The Oba of Benin, Omo N’Oba N’Edo Uku Akpolokpolo, Erediauwa I, was visibly disturbed as his people were mercilessly slaughtered, killed, raped, robbed and maimed by a young desperado that everyone, including the government, feared. Being a monarch who would never fold his arms and leave his people to be terrorized, the highly-revered Oba called a meeting with his council of traditional chiefs. The Oba then ordered all his Bini subjects to make supplications to the gods for the reign this young man to end. The Oba also called on the security agencies to try their best to fish out the brains behind the dastardly acts threatening to turn pristine Benin into something else.
Benin Kingdom is one of the most legendary in Africa and not even in its thousands of years of existence was it so menacingly disturbed by a single bandit. A curfew from 10pm till dawn was imposed on the whole state because of one man. He was an armed robber but they called him ‘The Governor’. When people mentioned the Governor of Bendel State, they would ask you:
Anini or Inienger?
Inienger, a colonel in the Nigerian Army was the governor of the state. But wait a minute, who was Lawrence Nomayangbon (also spelt as Nomayanukpon) Anini, aka Anini the Law and why was he feared to the extent that IBB had to personally demand for his capture during a meeting of the Armed Forces Revolutionary Council (AFRC), the nation’s highest decision making body in October 1986? IBB faced his Inspector-General of Police, Etim Inyang and the Commander-in-Chief blurted out:
‘My friend, where is Anini?’
A challenged Inyang replied:
‘We shall find him soon.’
But Inyang never did. His retirement from service came in November 1986 (his retirement notice was previously announced in October 1986 and it is still not clear whether his retirement was mandatory or voluntary) and the lot fell of the next IGP, Mohammed Gambo Jimeta who told journalists upon becoming the new police top boss on the 1st November, 1986:
‘I would catch Anini very soon.’
The nation would later get the answer in the most dramatic fashion. Dearest Reader, Abiyamo welcomes you to the underworld, the den of the smoking guns, of the racing bullets, the world of the legendary and almost mythical Anini alias The Law, alias The Governor, alias Ovbiudu (the Lion-Hearted), alias Robin Hood of Africa, alias The Unbeatable, alias The Robber’s Robber, the man who would later etch his name in ugly and scrawly black ink in history as Nigeria’s most notorious armed robber. But who was this thief whom many believed could vanish into the thin air using the dark forces of magic?

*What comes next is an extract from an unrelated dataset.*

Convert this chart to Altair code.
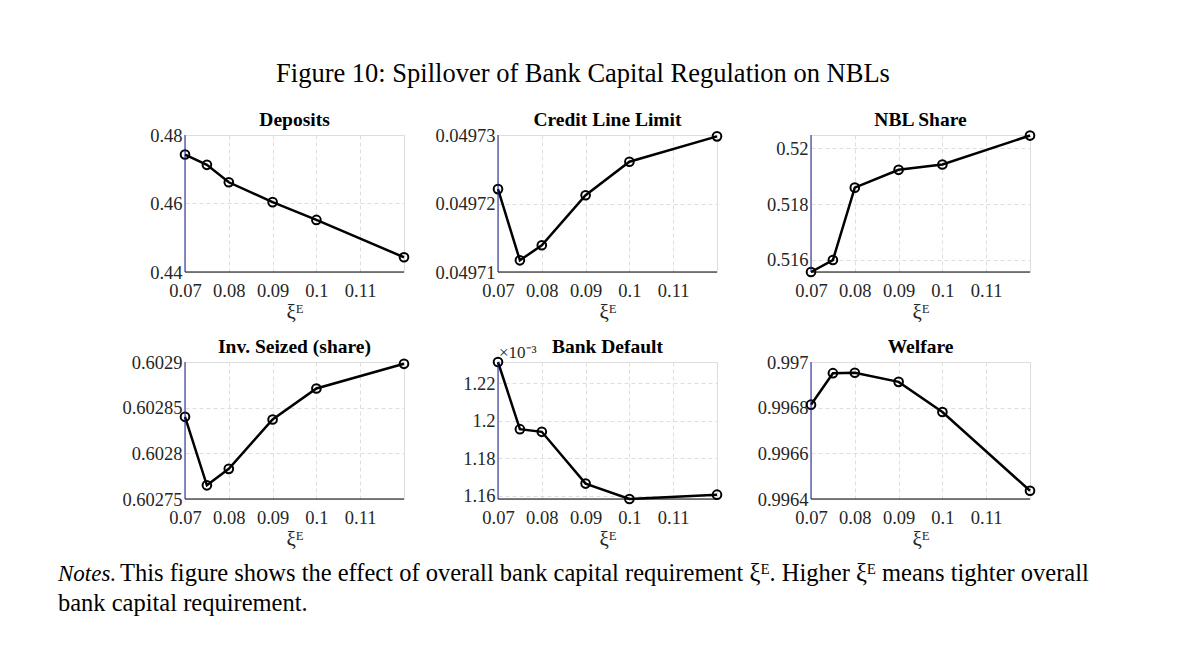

Babangida had been thorougly embarrassed by the Anini saga and he was even taunted by the BBC that as the military president, he held sway over all the 17 out of the 19 states of the Federation with the exception of two strategic ones: Lagos and Bendel which were ruled by criminals. In one year in the 1980s, from January to July, Lagos alone witnessed 208 violent crimes. IBB’s clenched fist was understandable. Anini was the latest target. The Daily Times (8th December, 1986) fired back at the BBC following Anini’s capture:
‘President Babangida controlled 17 states while while Anini Suzerainty held sway in the remaining two states, Bendel and Lagos. The grievous implication of BBC’s scathing news items was that Nigeria was a country where security of life and property could not be assured and that the atmosphere was not fertile for foreign investment. No thanks to the dastardly acts of a mean criminal called Anini. The BBC should swallow its words.’